La triste vicenda che ha segnato la morte prematura dell’80enne originario di Velletri è tra i punti più rilevanti delle indagini. Avvertito l’incendio, infatti, l’uomo si sarebbe mosso verso l’ultimo piano, cercando di uscire in terrazza passando per la porta che separa la rampa di scale dall’aria aperta. A quanto risulta, però, da quella porta l’uomo non sarebbe potuto uscire dato che le impalcature poste esternamente ne avrebbero bloccato l'apertura.
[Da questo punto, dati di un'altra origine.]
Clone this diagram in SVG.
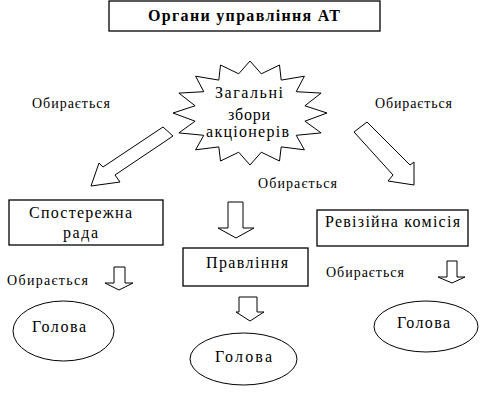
<svg xmlns="http://www.w3.org/2000/svg" width="498" height="405" viewBox="0 0 498 405" font-family="'Liberation Serif', 'DejaVu Serif', 'Times New Roman', serif">
<style>
.box{fill:#fff;stroke:#000;stroke-width:1.3}
.shp{fill:#fff;stroke:#000;stroke-width:1}
text{font-family:'Liberation Serif','DejaVu Serif','Times New Roman',serif;fill:#000}
.lbl{font-size:14px}
.t16{font-size:16px}
</style>
<rect width="498" height="405" fill="#fff"/>
<g id="title">
<rect class="box" x="109" y="1" width="271" height="30"/>
<text x="148" y="21" font-size="16" font-weight="bold" textLength="192" lengthAdjust="spacing">Органи управління АТ</text>
</g>
<g id="zbory">
<polygon class="shp" points="250,61 261.3,73.8 279.5,65 281.2,80.1 304.4,76.2 296.2,91.7 321.1,93.1 304.9,105.8 327,113 304.9,121.2 321.1,132.9 296.2,135.3 304.4,149.8 281.2,146.9 279.5,161 261.3,152.2 250,165 238.7,152.2 220.5,161 218.8,146.9 195.6,149.8 203.8,135.3 178.9,132.9 195.1,121.2 173,113 195.1,105.8 178.9,93.1 203.8,91.7 195.6,76.2 218.8,80.1 220.5,65 238.7,73.8"/>
<text class="t16" x="215" y="98" textLength="68" lengthAdjust="spacing">Загальні</text>
<text class="t16" x="228" y="120" textLength="42" lengthAdjust="spacing">збори</text>
<text class="t16" x="206" y="137" textLength="83" lengthAdjust="spacing">акціонерів</text>
</g>
<g id="sposterezhna">
<rect class="box" x="9" y="200" width="154" height="45"/>
<text class="t16" x="29" y="218" textLength="103" lengthAdjust="spacing">Спостережна</text>
<text class="t16" x="63" y="238" textLength="35" lengthAdjust="spacing">рада</text>
</g>
<g id="pravlinnia">
<rect class="box" x="183" y="248" width="125" height="38"/>
<text class="t16" x="206" y="268" textLength="82" lengthAdjust="spacing">Правління</text>
</g>
<g id="revizijna">
<rect class="box" x="317" y="210" width="151" height="36"/>
<text class="t16" x="325" y="227" textLength="135" lengthAdjust="spacing">Ревізійна комісія</text>
</g>
<g id="holova1">
<ellipse class="shp" cx="63.5" cy="331" rx="50.5" ry="30"/>
<text class="t16" x="32" y="332" textLength="54" lengthAdjust="spacing">Голова</text>
</g>
<g id="holova2">
<ellipse class="shp" cx="243.5" cy="359" rx="53.5" ry="26"/>
<text class="t16" x="215" y="362" textLength="57" lengthAdjust="spacing">Голова</text>
</g>
<g id="holova3">
<ellipse class="shp" cx="426" cy="326.5" rx="52" ry="25.5"/>
<text class="t16" x="397" y="328" textLength="53" lengthAdjust="spacing">Голова</text>
</g>
<g id="connectors">
<polygon class="shp" points="163,127 173,136 115,175 120,182 91,186 99,163 103,167"/>
<polygon class="shp" points="354,132 367,122 410,165 414,162 414,185 388,181 393,175"/>
<polygon class="shp" points="228,202 243,202 243,228 254,228 236,238 218,228 228,228"/>
<polygon class="shp" points="239,297 257,297 257,312 264,312 250,321 236,312 239,312"/>
<polygon class="shp" points="114,267 125,267 125,283 133,283 119,290 105,283 114,283"/>
<polygon class="shp" points="447,261 457,261 457,277 465,277 452,283 438,277 447,277"/>
<text class="lbl" x="32" y="108" textLength="78" lengthAdjust="spacing">Обирається</text>
<text class="lbl" x="375" y="108" textLength="77" lengthAdjust="spacing">Обирається</text>
<text class="lbl" x="258" y="188" textLength="79" lengthAdjust="spacing">Обирається</text>
<text class="lbl" x="7" y="285" textLength="81" lengthAdjust="spacing">Обирається</text>
<text class="lbl" x="326" y="277" textLength="78" lengthAdjust="spacing">Обирається</text>
</g>
</svg>
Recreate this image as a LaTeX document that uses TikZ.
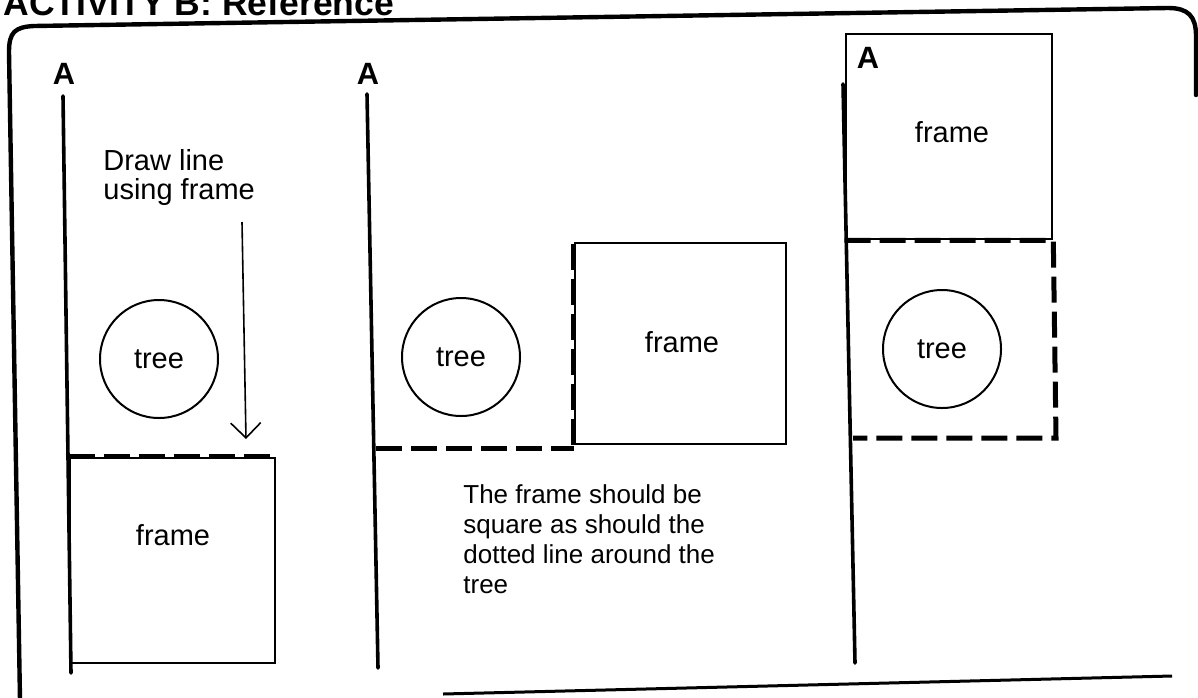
\documentclass[tikz,border=0pt]{standalone}
\usepackage{fontspec}
\setmainfont{Liberation Sans}
\usetikzlibrary{arrows.meta}
\begin{document}
\begin{tikzpicture}[x=0.5pt,y=-0.5pt,
  borderline/.style={line width=2.2pt, line cap=round, line join=round},
  axisline/.style={line width=1.8pt, line cap=round},
  framebox/.style={draw, line width=1.3pt, inner sep=0pt},
  treecircle/.style={draw, circle, line width=1pt, inner sep=0pt, minimum size=59pt, font=\fontsize{14.5pt}{16pt}\selectfont},
  lbl/.style={inner sep=0pt, font=\fontsize{14.5pt}{16pt}\selectfont},
  alabel/.style={inner sep=0pt, font=\bfseries\fontsize{15.4pt}{17pt}\selectfont},
  dashline/.style={line width=2.5pt, dash pattern=on 13pt off 4.5pt},
  pointer/.style={line width=0.8pt, -{Straight Barb[length=7.5pt, width=15pt, line width=0.8pt]}}]
\useasboundingbox (0,0) rectangle (1198,697);
% title (cut off at the top of the page, as in the reference)
\node[anchor=base west, inner sep=0pt, font=\bfseries\fontsize{17.75pt}{20pt}\selectfont] (title) at (3,15) {ACTIVITY B: Reference};
% outer border
\draw[borderline] (20,700) -- (9,52) .. controls (9,32) and (15,27) .. (34,26) -- (1168,8) .. controls (1188,8) and (1196,16) .. (1196,36) -- (1196,95);
\draw[line width=1.5pt] (443,694) -- (1172,676);

% ---------------- panel 1 ----------------
\node[alabel] (a1) at (64,74) {A};
\coordinate (l1t) at (63,96);
\coordinate (l1b) at (71,673);
\draw[axisline] (l1t) -- (l1b);
\node[lbl, anchor=north west, align=left, font=\fontsize{14.5pt}{14.5pt}\selectfont] (draw1) at (103,149) {Draw line\\using frame};
\node[treecircle] (t1) at (159,359) {tree};
\node[framebox, minimum width=102.5pt, minimum height=102.5pt] (f1) at (172.5,560.5) {};
\node[lbl] (fr1) at (173,535) {frame};
\draw[dashline] (f1.north west) -- (f1.north east);
\coordinate (arrS) at (242,222);
\coordinate (arrE) at (246,439);
\draw[pointer] (arrS) -- (arrE);

% ---------------- panel 2 ----------------
\node[alabel] (a2) at (368,74) {A};
\coordinate (l2t) at (367,94);
\coordinate (l2b) at (378,668);
\draw[axisline] (l2t) -- (l2b);
\node[treecircle] (t2) at (461,357) {tree};
\node[framebox, minimum width=105.5pt, minimum height=100.5pt] (f2) at (680.5,343.5) {};
\node[lbl] (fr2) at (682,342) {frame};
\coordinate (d2) at (376,448);
\draw[dashline] (d2) -- (f2.south west |- d2);
\draw[dashline] (f2.south west) -- (f2.north west);
\node[inner sep=0pt, anchor=north west, align=left, font=\fontsize{13pt}{15pt}\selectfont] (note) at (463,484) {The frame should be\\square as should the\\dotted line around the\\tree};

% ---------------- panel 3 ----------------
\node[framebox, minimum width=103pt, minimum height=102.5pt] (f3) at (949,136.5) {};
\node[alabel] (a3) at (868,58) {A};
\coordinate (l3t) at (843,84);
\coordinate (l3b) at (855,663);
\draw[axisline] (l3t) -- (l3b);
\node[lbl] (fr3) at (952,132) {frame};
\node[treecircle] (t3) at (942,349) {tree};
\coordinate (d3r) at (1056,438);
\coordinate (d3l) at (853,438);
\draw[dashline] (f3.south west) -- (f3.south east) -- (d3r) -- (d3l);
\end{tikzpicture}
\end{document}
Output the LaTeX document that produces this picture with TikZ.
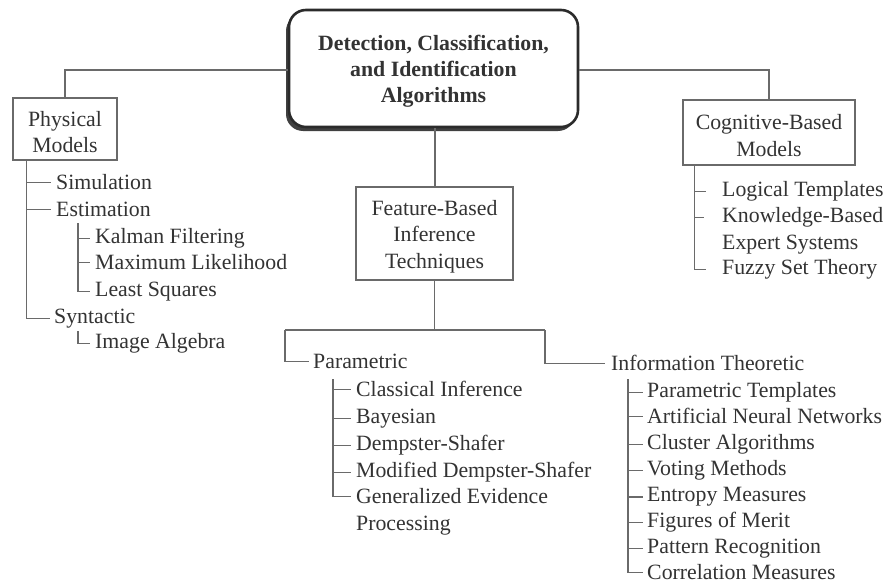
\documentclass[tikz,border=0pt]{standalone}
\usepackage{fontspec}
\setmainfont{Liberation Serif}
\usetikzlibrary{calc,shadows}
\definecolor{ink}{HTML}{333333}
\definecolor{wirecol}{HTML}{6A6A6A}
\definecolor{frame}{HTML}{2B2B2B}
\begin{document}
\begin{tikzpicture}[x=1pt,y=-1pt,
  every node/.style={text=ink, font=\fontsize{21.8}{26.5}\selectfont},
  item/.style={anchor=mid west, inner sep=0pt, yshift=-4.5pt},
  box/.style={draw=wirecol, line width=1.3pt, fill=white, inner sep=0pt},
  boxtext/.style={align=center, inner sep=0pt, yshift=-3pt},
  roottext/.style={align=center, inner sep=0pt, yshift=-3pt,
    font=\fontsize{21.8}{26}\selectfont\bfseries},
  rootbox/.style={draw=frame, line width=2.6pt, fill=white, inner sep=0pt,
    rounded corners=17pt,
    drop shadow={shadow xshift=-3pt, shadow yshift=-4pt, fill=black!75, opacity=1}},
  wire/.style={draw=wirecol, line width=1.1pt},
  ]
\fill[white] (0,0) rectangle (888,586);
\useasboundingbox (0,0) rectangle (888,586);

% boxes, each with its caption set as a centred label
\node[rootbox, minimum width=289, minimum height=117,
  label={[roottext]center:Detection, Classification,\\and Identification\\Algorithms}]
  (main) at (433.5,68.5) {};
\node[box, minimum width=104, minimum height=62,
  label={[boxtext]center:Physical\\Models}] (phys) at (65,129) {};
\node[box, minimum width=172, minimum height=65,
  label={[boxtext]center:Cognitive-Based\\Models}] (cog) at (769,132.5) {};
\node[box, minimum width=157, minimum height=93,
  label={[boxtext]center:Feature-Based\\Inference\\Techniques}] (feat) at (434.5,233.5) {};

% physical models branch
\node[item] (sim) at (56,183) {Simulation};
\node[item] (est) at (56,210) {Estimation};
\node[item] (kal) at (95,237) {Kalman Filtering};
\node[item] (mle) at (95,263) {Maximum Likelihood};
\node[item] (lsq) at (95,290) {Least Squares};
\node[item] (syn) at (54,317) {Syntactic};
\node[item] (img) at (95,342) {Image Algebra};

% cognitive branch
\node[item] (logic) at (722,190) {Logical Templates};
\node[item] (know) at (722,216) {Knowledge-Based};
\node[item] (expert) at (722,243) {Expert Systems};
\node[item] (fuzzy) at (722,268) {Fuzzy Set Theory};

% feature-based branch
\node[item] (par) at (313,362) {Parametric};
\node[item] (cinf) at (356,390) {Classical Inference};
\node[item] (bay) at (356,417) {Bayesian};
\node[item] (ds) at (356,444) {Dempster-Shafer};
\node[item] (mds) at (356,471) {Modified Dempster-Shafer};
\node[item] (gen) at (356,497) {Generalized Evidence};
\node[item] (proc) at (356,524) {Processing};

\node[item] (info) at (611,364) {Information Theoretic};
\node[item] (ptmp) at (647,391) {Parametric Templates};
\node[item] (ann) at (647,417) {Artificial Neural Networks};
\node[item] (clus) at (647,443) {Cluster Algorithms};
\node[item] (vote) at (647,469) {Voting Methods};
\node[item] (ent) at (647,495) {Entropy Measures};
\node[item] (fom) at (647,521) {Figures of Merit};
\node[item] (patt) at (647,547) {Pattern Recognition};
\node[item, text depth=0pt] (corr) at (647,573) {Correlation Measures};

% top-level connectors
\draw[wire] ([yshift=-1.5pt]main.west) -| (phys.north);
\draw[wire] ([yshift=-1.5pt]main.east) -| (cog.north);
\draw[wire] ([xshift=1.5pt]main.south) -- ([xshift=1.5pt]main.south |- feat.north);

% physical models tree
\coordinate (ptrunk) at ($(phys.south west)+(14,0)$);
\draw[wire] (ptrunk) |- ([xshift=-4pt]syn.west);
\draw[wire] (ptrunk |- sim.west) -- ([xshift=-5pt]sim.west);
\draw[wire] (ptrunk |- est.west) -- ([xshift=-5pt]est.west);
\coordinate (etrunk) at (78,223);
\draw[wire] (etrunk) |- ([xshift=-5pt]lsq.west);
\draw[wire] (etrunk |- kal.west) -- ([xshift=-5pt]kal.west);
\draw[wire] (etrunk |- mle.west) -- ([xshift=-5pt]mle.west);
\draw[wire] (78,331) |- ([xshift=-5pt]img.west);

% cognitive tree
\coordinate (ctrunk) at ($(cog.south west)+(12,0)$);
\draw[wire] (ctrunk) |- ([xshift=-16pt]fuzzy.west);
\draw[wire] (ctrunk |- logic.west) -- ([xshift=-16pt]logic.west);
\draw[wire] (ctrunk |- know.west) -- ([xshift=-18pt]know.west);

% feature-based tree
\coordinate (barL) at (285,330);
\coordinate (barR) at (545,330);
\draw[wire] (feat.south) -- (feat.south |- barL);
\draw[wire] (barL) -- (barR);
\draw[wire] (barL) |- ([xshift=-4pt]par.west);
\draw[wire] (barR) |- ([xshift=-6pt]info.west);

\coordinate (ptr) at (333,379);
\draw[wire] (ptr) |- ([xshift=-5pt]gen.west);
\foreach \n in {cinf,bay,ds,mds}
  \draw[wire] (ptr |- \n.west) -- ([xshift=-5pt]\n.west);

\coordinate (itr) at (628,379);
\draw[wire] (itr) |- ([xshift=-4pt]corr.west);
\foreach \n in {ptmp,ann,clus,vote,ent,fom,patt}
  \draw[wire] (itr |- \n.west) -- ([xshift=-4pt]\n.west);
\end{tikzpicture}
\end{document}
Rimane inoltre ancora da accertare se ci sono delle responsabilità nelle tempistiche del cantiere e nell’utilizzo dei materiali per il cappotto termico. In merito alle tempistiche, i dubbi della procura riguardano la possibilità che la presenza massiccia dei pannelli nel magazzino improvvisato al piano terra possa aver favorito l’effetto che ha reso l’incendio così devastante. Al 2 giugno 2023 infatti solo su una parte dell'edificio erano stati applicati i pannelli isolanti, mentre i restanti giacevano (come giacciono tutt'ora) nel magazzino al piano terra.
Stessi dubbi sono stati inoltre sollevati sulla qualità dei materiali utilizzati per il cappotto termico, al tatto simile al polistirolo, composti in dei pannelli da una ventina di centimetri di spessore. Su questo punto, spiega il legale, «è stata fatta la comparazione dei pannelli con quelli già montati nella zona in cui non erano bruciati, poi sono stati prelevati e sono stati mandati a un laboratorio dei vigili del fuoco che hanno fatto le prove ignifughe». Rimane infine da capire come sia potuto scoppiare l'incendio, ovvero quale evento abbia portato alla propagazione delle fiamme in quel tragico pomeriggio di due anni fa.
Rimane inoltre un'altra gatta da pelare per i residenti di largo Franchellucci. I lavori in corso per il cappotto termico nei palazzi andati a fuoco erano stati decisi con l’intenzione di aderire al superbonus 110% che, però, richiedeva per la sua erogazione delle tempistiche chiare.
Tempistiche che, a causa dell’incendio, non si sono potute ovviamente rispettare. Nonostante gli incontri con il governo, quindi, il caso degli abitanti di Colli Aniene non è stato considerato come una causa di forza maggiore per cui si potesse chiedere una proroga o deroga (in una formula simile a quella per zone colpite da calamità naturali come terremoti o inondazioni). In sostanza, allo stato attuale della legislazione, il condominio non ha quindi possibilità di accedere al superbonus.
Questo significa che l'appaltatore può richiedere al condominio il pagamento delle opere fatte fino a 2 giugno di due anni fa, per un ammontare di circa un milione di euro totali. La questione rimane dunque aperta e solo tre ad oggi sono le possibili soluzioni: l'appaltatore chiede i soldi e il condominio lo salda; l'appaltatore non chiede i soldi e quindi le opere rimangono non pagate; l'appaltatore chiede i soldi ma il condominio ribatte con una domanda riconvenzionale per danni.